A new study may help neurologists predict which children with epilepsy will not respond to the most common medications, and thus may be candidates for treatment with more aggressive approaches.

Identifying these children would allow neurologists to determine earlier which children would be most appropriate candidates for treatment with aggressive therapies, such as surgery, recently approved drugs, vagal nerve stimulation, drugs that have higher risks of side effects or the ketogenic diet.

“This could in some cases prevent months and even years of poorly controlled seizures and their consequences,” said study author Anne T. Berg, PhD, of Northern Illinois University in DeKalb.

For the study, 613 children with newly diagnosed epilepsy seen by physicians in Connecticut were followed for at least 18 months and an average of nearly five years. Of those, 10 per cent met the criteria for difficult-to-treat, or intractable, epilepsy. Intractable epilepsy was defined as the failure of two or more first-line epilepsy drugs to control seizures; children had one or more seizures a month for 18 months.

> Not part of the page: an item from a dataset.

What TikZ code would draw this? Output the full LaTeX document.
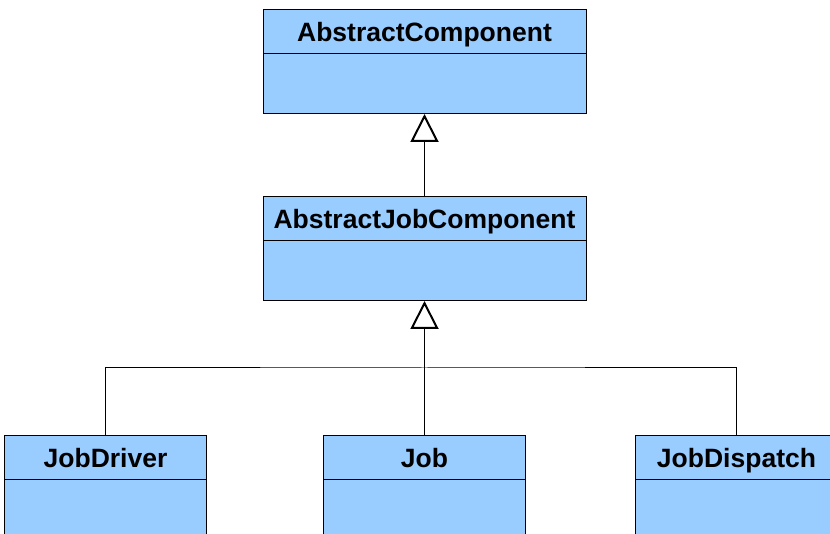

The researchers identified three factors that increase the risk of having intractable epilepsy. Those with a type of epilepsy called cryptogenic/symptomatic generalized epilepsy have the greatest risk. Children with this type of epilepsy are usually young when they have their first seizure, often less than a year old. It can occur in children who were previously neurologically normal, called cryptogenic.

More often it occurs in children who were known to have neurological abnormalities, called symptomatic. In the study, 35 per cent of the children with this type of epilepsy met the criteria for intractable epilepsy, compared to eight per cent of those with other forms of epilepsy.

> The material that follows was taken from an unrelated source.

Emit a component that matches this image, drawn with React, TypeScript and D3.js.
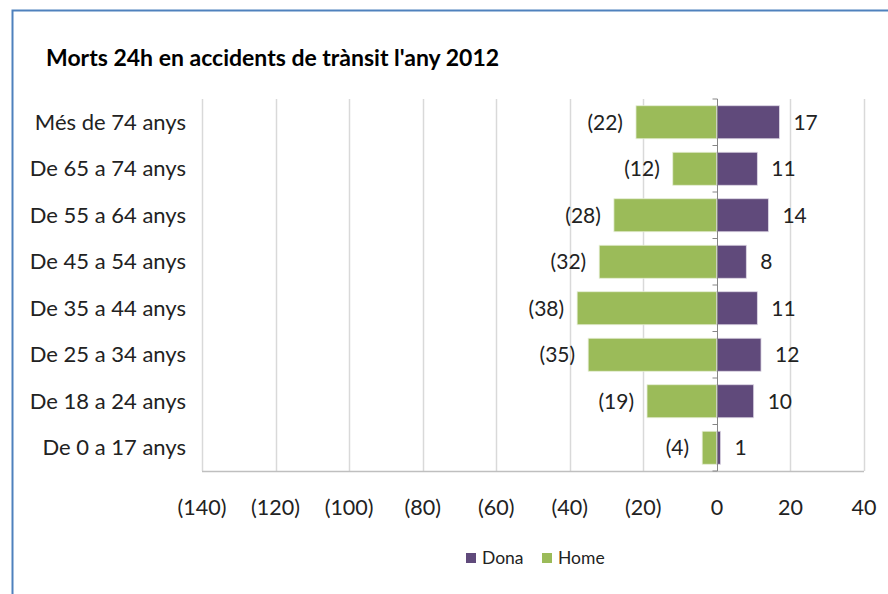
import React, { useEffect, useRef } from "react";
import * as d3 from "d3";

const categories = [
  "Més de 74 anys",
  "De 65 a 74 anys",
  "De 55 a 64 anys",
  "De 45 a 54 anys",
  "De 35 a 44 anys",
  "De 25 a 34 anys",
  "De 18 a 24 anys",
  "De 0 a 17 anys"
];
const dona = [17, 11, 14, 8, 11, 12, 10, 1];
const home = [22, 12, 28, 32, 38, 35, 19, 4];
const xTicks = [-140, -120, -100, -80, -60, -40, -20, 0, 20, 40];

const FONT = "Lato, 'Liberation Sans', sans-serif";

function App() {
  const ref = useRef<SVGSVGElement>(null);

  useEffect(() => {
    const svg = d3.select(ref.current);
    svg.selectAll("*").remove();

    const left = 202,
      right = 864,
      top = 99,
      bottom = 471;

    const x = d3.scaleLinear().domain([-140, 40]).range([left, right]);
    const y = d3
      .scaleBand()
      .domain(categories)
      .range([top, bottom])
      .paddingInner(0.29)
      .paddingOuter(0.145);

    // outer frame
    svg
      .append("rect")
      .attr("x", 12.5)
      .attr("y", 10.5)
      .attr("width", 900)
      .attr("height", 600)
      .attr("fill", "white")
      .attr("stroke", "#4f81bd")
      .attr("stroke-width", 2);

    svg
      .append("text")
      .attr("x", 46)
      .attr("y", 66)
      .attr("font-family", FONT)
      .attr("font-weight", "bold")
      .attr("font-size", "23px")
      .attr("fill", "#000")
      .text("Morts 24h en accidents de trànsit l'any 2012");

    const g = svg.append("g");

    // gridlines
    g.selectAll("line.grid")
      .data(xTicks.filter(d => d !== 0))
      .enter()
      .append("line")
      .attr("class", "grid")
      .attr("x1", d => Math.round(x(d)) + 0.5)
      .attr("x2", d => Math.round(x(d)) + 0.5)
      .attr("y1", top)
      .attr("y2", bottom)
      .attr("stroke", "#d9d9d9")
      .attr("stroke-width", 1.5);

    // bottom axis line
    g.append("line")
      .attr("x1", left)
      .attr("x2", right)
      .attr("y1", bottom + 0.5)
      .attr("y2", bottom + 0.5)
      .attr("stroke", "#bfbfbf")
      .attr("stroke-width", 1.5);

    // bars
    g.selectAll("rect.home")
      .data(categories)
      .enter()
      .append("rect")
      .attr("class", "home")
      .attr("x", (d, i) => x(-home[i]))
      .attr("y", d => y(d)!)
      .attr("width", (d, i) => x(0) - x(-home[i]))
      .attr("height", y.bandwidth())
      .attr("fill", "#9bbb59")
      .attr("stroke", "#e6eed6")
      .attr("stroke-width", 0.8);

    g.selectAll("rect.dona")
      .data(categories)
      .enter()
      .append("rect")
      .attr("class", "dona")
      .attr("x", x(0))
      .attr("y", d => y(d)!)
      .attr("width", (d, i) => x(dona[i]) - x(0))
      .attr("height", y.bandwidth())
      .attr("fill", "#604a7b")
      .attr("stroke", "#dcd6e4")
      .attr("stroke-width", 0.8);

    // zero axis with ticks
    const x0 = Math.round(x(0)) + 0.5;
    g.append("line")
      .attr("x1", x0)
      .attr("x2", x0)
      .attr("y1", top)
      .attr("y2", bottom)
      .attr("stroke", "#868686")
      .attr("stroke-width", 1);
    const step = (bottom - top) / categories.length;
    g.selectAll("line.ytick")
      .data(d3.range(categories.length + 1))
      .enter()
      .append("line")
      .attr("class", "ytick")
      .attr("x1", x0 - 5)
      .attr("x2", x0)
      .attr("y1", d => top + d * step)
      .attr("y2", d => top + d * step)
      .attr("stroke", "#868686");

    // value labels
    g.selectAll("text.hl")
      .data(categories)
      .enter()
      .append("text")
      .attr("class", "hl")
      .attr("x", (d, i) => x(-home[i]) - 13)
      .attr("y", d => y(d)! + y.bandwidth() / 2)
      .attr("dy", "0.35em")
      .attr("text-anchor", "end")
      .attr("font-family", FONT)
      .attr("font-size", "21px")
      .attr("fill", "#222")
      .text((d, i) => `(${home[i]})`);

    g.selectAll("text.dl")
      .data(categories)
      .enter()
      .append("text")
      .attr("class", "dl")
      .attr("x", (d, i) => x(dona[i]) + 14)
      .attr("y", d => y(d)! + y.bandwidth() / 2)
      .attr("dy", "0.35em")
      .attr("font-family", FONT)
      .attr("font-size", "21px")
      .attr("fill", "#222")
      .text((d, i) => `${dona[i]}`);

    // category labels
    g.selectAll("text.cat")
      .data(categories)
      .enter()
      .append("text")
      .attr("class", "cat")
      .attr("x", 186)
      .attr("y", d => y(d)! + y.bandwidth() / 2)
      .attr("dy", "0.35em")
      .attr("text-anchor", "end")
      .attr("font-family", FONT)
      .attr("font-size", "22px")
      .attr("fill", "#222")
      .text(d => d);

    // x tick labels
    g.selectAll("text.xt")
      .data(xTicks)
      .enter()
      .append("text")
      .attr("class", "xt")
      .attr("x", d => x(d))
      .attr("y", 515)
      .attr("text-anchor", "middle")
      .attr("font-family", FONT)
      .attr("font-size", "21.5px")
      .attr("fill", "#222")
      .text(d => (d < 0 ? `(${-d})` : `${d}`));

    // legend
    const legend = [
      { name: "Dona", color: "#604a7b", x: 466 },
      { name: "Home", color: "#9bbb59", x: 542 }
    ];
    const lg = svg
      .selectAll("g.legend")
      .data(legend)
      .enter()
      .append("g")
      .attr("class", "legend")
      .attr("transform", d => `translate(${d.x},553)`);
    lg.append("rect")
      .attr("width", 10)
      .attr("height", 10)
      .attr("fill", d => d.color);
    lg.append("text")
      .attr("x", 16)
      .attr("y", 5)
      .attr("dy", "0.35em")
      .attr("font-family", FONT)
      .attr("font-size", "17.5px")
      .attr("fill", "#222")
      .text(d => d.name);
  }, []);

  return (
    <svg
      ref={ref}
      width={888}
      height={594}
      style={{ position: "absolute", left: 0, top: 0, background: "white" }}
    />
  );
}

export default App;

Also at high risk are those whose seizures occurred frequently when they first developed, or more than once a month. In children with less than one seizure a month, only one per cent met the criteria for intractability. The percentage increased with increasing seizure frequency and reached a maximum of nearly 27 per cent in those with 200 or more seizures per month, Berg said.

"This shouldn't necessarily mean that neurologists should take extraordinary measures with children who initially have a high seizure frequency, but these children should be observed and followed closely," Berg said.

The researchers also measured the electrical activity in the children's brains through electroencephalogram (EEG) tests. Children with slow activity in an area of the brain were also more likely to have intractable epilepsy than children with normal EEGs or with other EEG abnormalities common in epilepsy.

These last two factors – initial seizure frequency and EEG activity – are also important in children with a type of epilepsy called non-idiopathic partial epilepsy, who represented almost half of the study group. Partial epilepsy means that the seizure occurs in one area of the brain. “This is important because this is the type of epilepsy most frequently treated with surgery if medications fail,” Berg said.

Holmes states that large studies are needed to compare and evaluate several new epilepsy drugs and surgical techniques. "This study provides solid guidelines for researchers to evaluate the medical, dietary or surgical treatment for children who are destined to have a difficult course," he said. "Identifying the children is the first step. Now we need to figure out what the best treatments are for them."

The study was published in the journal Neurology.